Amazon S3 US-EAST-1 outage of February 2017
Amazon · Amazon S3
On February 28, 2017, at 9:37 AM PST, an incident began in the Amazon S3 US-EAST-1 region. An S3 team member, while debugging a billing system issue, inadvertently removed a larger set of servers than intended. This action impacted critical S3 subsystems, leading to service disruption. Recovery efforts saw the index subsystem begin servicing GET, LIST, and DELETE requests by 12:26 PM PST, fully recovering by 1:18 PM PST. The placement subsystem, crucial for PUT requests, completed its recovery by 1:54 PM PST, at which point S3 was operating normally.

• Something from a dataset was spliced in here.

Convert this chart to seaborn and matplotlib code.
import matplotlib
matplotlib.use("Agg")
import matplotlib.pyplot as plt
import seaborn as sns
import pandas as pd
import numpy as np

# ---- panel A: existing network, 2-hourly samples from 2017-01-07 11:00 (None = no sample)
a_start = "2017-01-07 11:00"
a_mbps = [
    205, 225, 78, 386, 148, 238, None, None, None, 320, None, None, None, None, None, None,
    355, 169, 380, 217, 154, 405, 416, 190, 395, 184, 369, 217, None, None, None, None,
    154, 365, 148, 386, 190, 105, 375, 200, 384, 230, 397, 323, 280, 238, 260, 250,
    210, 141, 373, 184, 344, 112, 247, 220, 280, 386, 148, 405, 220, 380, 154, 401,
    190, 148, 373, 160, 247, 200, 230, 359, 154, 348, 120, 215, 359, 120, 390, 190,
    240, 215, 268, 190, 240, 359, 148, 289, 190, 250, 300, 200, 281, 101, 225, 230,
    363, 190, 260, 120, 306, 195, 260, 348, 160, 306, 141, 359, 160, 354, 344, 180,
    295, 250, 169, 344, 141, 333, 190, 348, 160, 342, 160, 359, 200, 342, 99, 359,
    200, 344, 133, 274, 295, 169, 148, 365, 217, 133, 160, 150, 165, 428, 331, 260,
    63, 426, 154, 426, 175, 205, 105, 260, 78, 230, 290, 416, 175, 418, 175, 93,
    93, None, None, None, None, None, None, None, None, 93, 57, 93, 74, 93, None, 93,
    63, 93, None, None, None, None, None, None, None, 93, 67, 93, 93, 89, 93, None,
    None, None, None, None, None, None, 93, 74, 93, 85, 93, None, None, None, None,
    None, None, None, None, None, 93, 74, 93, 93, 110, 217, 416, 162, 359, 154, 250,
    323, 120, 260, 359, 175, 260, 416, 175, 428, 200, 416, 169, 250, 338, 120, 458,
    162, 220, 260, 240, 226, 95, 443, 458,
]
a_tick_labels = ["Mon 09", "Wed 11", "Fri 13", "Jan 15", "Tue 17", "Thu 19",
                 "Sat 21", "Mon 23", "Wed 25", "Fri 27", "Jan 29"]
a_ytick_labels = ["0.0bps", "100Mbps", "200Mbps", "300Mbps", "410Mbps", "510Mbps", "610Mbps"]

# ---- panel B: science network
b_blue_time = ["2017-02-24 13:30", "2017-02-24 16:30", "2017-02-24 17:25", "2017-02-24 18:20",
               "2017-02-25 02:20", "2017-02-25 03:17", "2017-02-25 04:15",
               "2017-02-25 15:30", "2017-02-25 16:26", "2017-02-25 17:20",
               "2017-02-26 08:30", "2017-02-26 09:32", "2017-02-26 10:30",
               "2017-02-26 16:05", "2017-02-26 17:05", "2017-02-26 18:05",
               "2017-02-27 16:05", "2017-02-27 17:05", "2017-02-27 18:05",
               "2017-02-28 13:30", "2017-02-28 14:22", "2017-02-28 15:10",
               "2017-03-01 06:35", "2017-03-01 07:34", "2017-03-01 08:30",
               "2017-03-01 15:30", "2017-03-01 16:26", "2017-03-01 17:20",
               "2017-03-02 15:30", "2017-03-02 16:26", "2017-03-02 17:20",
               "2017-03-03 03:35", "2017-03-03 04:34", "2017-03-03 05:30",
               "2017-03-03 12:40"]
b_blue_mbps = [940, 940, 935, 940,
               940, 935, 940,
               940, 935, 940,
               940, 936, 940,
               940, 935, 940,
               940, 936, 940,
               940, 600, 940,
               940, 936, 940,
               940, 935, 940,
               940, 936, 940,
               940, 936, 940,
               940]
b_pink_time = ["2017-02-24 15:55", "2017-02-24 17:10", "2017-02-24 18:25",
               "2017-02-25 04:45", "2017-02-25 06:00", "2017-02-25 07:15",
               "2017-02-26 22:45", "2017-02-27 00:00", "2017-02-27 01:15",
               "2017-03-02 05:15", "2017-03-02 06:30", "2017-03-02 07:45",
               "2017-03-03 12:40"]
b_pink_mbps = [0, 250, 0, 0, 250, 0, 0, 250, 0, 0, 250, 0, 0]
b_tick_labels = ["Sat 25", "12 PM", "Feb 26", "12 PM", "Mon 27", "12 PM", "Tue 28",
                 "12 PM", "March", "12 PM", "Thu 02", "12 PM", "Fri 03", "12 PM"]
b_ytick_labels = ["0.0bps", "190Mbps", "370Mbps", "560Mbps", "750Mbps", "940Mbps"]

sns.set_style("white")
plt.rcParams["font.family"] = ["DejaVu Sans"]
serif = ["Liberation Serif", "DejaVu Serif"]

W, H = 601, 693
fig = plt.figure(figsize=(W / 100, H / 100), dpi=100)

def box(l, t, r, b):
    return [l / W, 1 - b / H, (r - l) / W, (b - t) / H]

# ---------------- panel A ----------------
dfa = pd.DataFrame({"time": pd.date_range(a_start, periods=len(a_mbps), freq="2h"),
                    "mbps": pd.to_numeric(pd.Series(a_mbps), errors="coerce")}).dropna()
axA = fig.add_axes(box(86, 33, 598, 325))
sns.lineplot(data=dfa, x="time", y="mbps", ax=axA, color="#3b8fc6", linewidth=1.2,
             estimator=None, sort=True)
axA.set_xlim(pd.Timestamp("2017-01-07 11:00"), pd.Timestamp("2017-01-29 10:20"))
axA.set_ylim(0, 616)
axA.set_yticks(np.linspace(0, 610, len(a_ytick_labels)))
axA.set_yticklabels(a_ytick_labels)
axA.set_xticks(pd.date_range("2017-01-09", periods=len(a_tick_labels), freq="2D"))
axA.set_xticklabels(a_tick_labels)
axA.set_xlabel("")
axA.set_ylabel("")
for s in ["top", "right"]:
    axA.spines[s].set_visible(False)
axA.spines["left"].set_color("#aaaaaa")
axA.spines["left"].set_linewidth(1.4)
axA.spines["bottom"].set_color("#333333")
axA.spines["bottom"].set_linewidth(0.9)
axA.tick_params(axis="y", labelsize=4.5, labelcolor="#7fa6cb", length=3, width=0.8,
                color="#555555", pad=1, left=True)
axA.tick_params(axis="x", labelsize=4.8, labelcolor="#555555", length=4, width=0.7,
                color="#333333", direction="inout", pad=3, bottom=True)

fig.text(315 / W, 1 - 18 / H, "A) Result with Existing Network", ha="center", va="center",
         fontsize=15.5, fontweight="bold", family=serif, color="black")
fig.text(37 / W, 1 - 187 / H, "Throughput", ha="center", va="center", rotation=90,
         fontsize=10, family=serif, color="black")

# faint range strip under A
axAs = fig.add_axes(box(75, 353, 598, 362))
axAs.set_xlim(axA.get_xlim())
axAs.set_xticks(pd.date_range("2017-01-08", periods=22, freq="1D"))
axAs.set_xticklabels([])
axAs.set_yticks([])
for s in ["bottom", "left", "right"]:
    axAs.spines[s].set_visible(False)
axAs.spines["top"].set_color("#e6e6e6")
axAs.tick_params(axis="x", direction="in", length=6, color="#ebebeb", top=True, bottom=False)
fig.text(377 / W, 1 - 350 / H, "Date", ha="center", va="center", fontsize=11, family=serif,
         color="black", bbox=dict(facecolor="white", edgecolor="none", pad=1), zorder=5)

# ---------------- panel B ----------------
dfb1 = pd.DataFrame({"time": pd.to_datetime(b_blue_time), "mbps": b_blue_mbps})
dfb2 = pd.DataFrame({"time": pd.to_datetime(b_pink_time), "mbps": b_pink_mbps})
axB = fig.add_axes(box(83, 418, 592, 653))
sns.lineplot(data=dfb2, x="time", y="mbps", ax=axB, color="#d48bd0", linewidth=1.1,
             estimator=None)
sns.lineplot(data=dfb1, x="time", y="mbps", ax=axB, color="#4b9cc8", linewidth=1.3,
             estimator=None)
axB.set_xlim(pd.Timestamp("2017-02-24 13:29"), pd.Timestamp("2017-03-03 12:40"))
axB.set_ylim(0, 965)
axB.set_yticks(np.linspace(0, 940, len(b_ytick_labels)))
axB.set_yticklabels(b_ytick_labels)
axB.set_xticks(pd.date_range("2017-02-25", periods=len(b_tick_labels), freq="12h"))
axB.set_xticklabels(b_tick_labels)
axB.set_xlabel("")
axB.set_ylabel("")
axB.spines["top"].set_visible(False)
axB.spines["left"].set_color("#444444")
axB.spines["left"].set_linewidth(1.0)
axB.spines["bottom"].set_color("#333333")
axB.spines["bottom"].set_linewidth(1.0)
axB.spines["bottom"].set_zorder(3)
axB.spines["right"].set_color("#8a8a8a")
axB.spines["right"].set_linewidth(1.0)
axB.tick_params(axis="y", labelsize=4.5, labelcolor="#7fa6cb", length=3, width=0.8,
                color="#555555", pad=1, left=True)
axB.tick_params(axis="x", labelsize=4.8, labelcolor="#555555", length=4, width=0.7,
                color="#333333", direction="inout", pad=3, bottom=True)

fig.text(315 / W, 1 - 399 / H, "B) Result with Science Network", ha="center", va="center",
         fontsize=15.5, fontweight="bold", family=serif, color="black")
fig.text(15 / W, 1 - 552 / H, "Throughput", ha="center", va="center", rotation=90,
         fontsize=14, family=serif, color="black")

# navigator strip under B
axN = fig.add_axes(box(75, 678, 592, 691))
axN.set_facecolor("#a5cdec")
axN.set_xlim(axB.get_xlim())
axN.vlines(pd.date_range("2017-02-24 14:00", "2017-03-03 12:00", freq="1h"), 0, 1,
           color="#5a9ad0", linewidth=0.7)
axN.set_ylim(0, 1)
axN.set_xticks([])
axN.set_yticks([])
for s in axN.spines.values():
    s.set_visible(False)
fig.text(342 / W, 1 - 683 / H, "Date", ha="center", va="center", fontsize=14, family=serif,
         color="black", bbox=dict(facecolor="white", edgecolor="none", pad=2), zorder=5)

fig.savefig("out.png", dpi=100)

The incident was triggered by human error: an authorized S3 team member executed a command with an incorrect input, leading to the removal of a significant portion of server capacity. The affected servers supported the S3 index subsystem, which manages object metadata and location, and the placement subsystem, which handles new storage allocation. The tool used allowed too much capacity to be removed too quickly.
The disruption rendered S3 unable to service GET, LIST, PUT, and DELETE requests. This had a cascading effect on other AWS services in the US-EAST-1 region that rely on S3, including the S3 console, new EC2 instance launches, EBS volumes dependent on S3 snapshots, and AWS Lambda. Communication via the AWS Service Health Dashboard was also impaired due to its dependency on S3.
In response, Amazon modified the problematic tool to ensure slower capacity removal and added safeguards to prevent operations that would take any subsystem below its minimum required capacity. An audit of other operational tools is underway. The S3 team is also reprioritizing and accelerating plans to further partition the index subsystem into smaller cells to improve recovery times. Additionally, the AWS Service Health Dashboard administration console has been reconfigured to run across multiple AWS regions to enhance its resilience during future events.